Gli anni Settanta furono un periodo difficile per l’india: iniziati con la guerra contro il Pakistan, attraversati da forti repressioni governative che portarono alla sconfitta elettorale di Indira Gandhi, al potere da oltre dieci anni, e con essa un ulteriore periodo di incerta transizione. A modo loro sia Bhumika (The Role) che Kummatty (The Boogeyman) sono figli di quei tempi ansiogeni e riflessioni sul valore della libertà. Bhumika è basato sull’autobiografia dell’attrice Hansa Wadkar, in attività per oltre trent’anni e conosciuta prevalentemente per le sue interpretazioni in lingua marathi.
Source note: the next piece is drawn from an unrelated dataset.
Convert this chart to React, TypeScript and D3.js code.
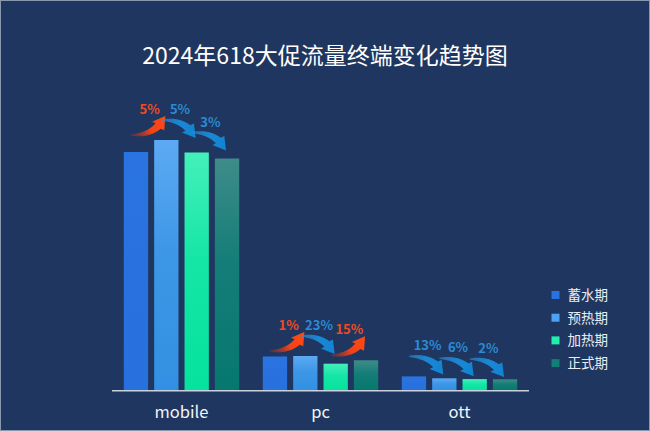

Attraverso la sua storia il regista Shyam Benegal mette in scena una condizione femminile sofferta, attanagliata dai ruoli assegnatole cui il titolo si riferisce. Fin dall’inizio della sua carriera appare evidente l’asimmetria fra i personaggi che interpreta, spesso romantici e melodrammatici, e i ruoli che è costretta ad interpretare nella vita: figlia, moglie e infine madre. Non solo ciascuna di queste condizioni la rende infelice in maniera diversa, ma ogni suo tentativo di smarcarsene non produce altro effetto che riportarla al punto di partenza, quando non ancora più in basso. La sua è una storia ciclica che si avviluppa inesorabilmente su sé stessa, e nell’amaro finale lo sguardo della donna suggerisce che anche le generazioni successive seguiranno lo stesso itinerario.
Ciclica è anche la storia dell’India, che affianca quella dell’attrice attraverso notiziari perlopiù radiofonici, dalle tensioni col Pakistan in Kashmir che sfoceranno in guerra alla fine degli anni Quaranta alla morte di Stalin, passando per il generale e futuro presidente pakistano Ayub Khan, anch’egli fautore di una guerra nel ‘65. Il proseguimento ideale di questa traiettoria storica potrebbe essere l’ennesima guerra indo-pakistana del ’71 o i tumulti interni del ’75, che probabilmente il regista rileva come l’ennesimo anello di una catena destinata a tornare eternamente su sé stessa. Ci spostiamo dalle metropoli del Maharashtra alle campagne erbose del Malabar con Kummatty, e dalla sofferta biografia di un’attrice alla divertita trasposizione di un racconto popolare. Il kummatty è un incantatore errante che ogni anno gira per i villaggi e intrattiene i bambini con canti e danze, li trasforma in animali e poi li riporta alla loro condizione umana.
Questa entità metà sciamano e metà menestrello, più simile al canonico scemo del villaggio che a uno stregone, risulta subdolamente ipnotica quando intona filastrocche ripetitive seguendo il ritmo dei suoi sonagli, ed è così che adesca i ragazzini e li convince a ballare con lui. Uno dei bambini si allontana anzitempo dal kummatty, e deve dunque aspettare un anno prima di poter tornare umano, periodo nel quale realizza l’importanza della libertà, essendone stato privato. Di nuovo ci troviamo davanti a un tempo ciclico, segnato da un attesa spasmodica e un risultato incerto, dall’ansiogena consapevolezza che dietro a figure benevole all’apparenza possano celarsi inganni e privazioni.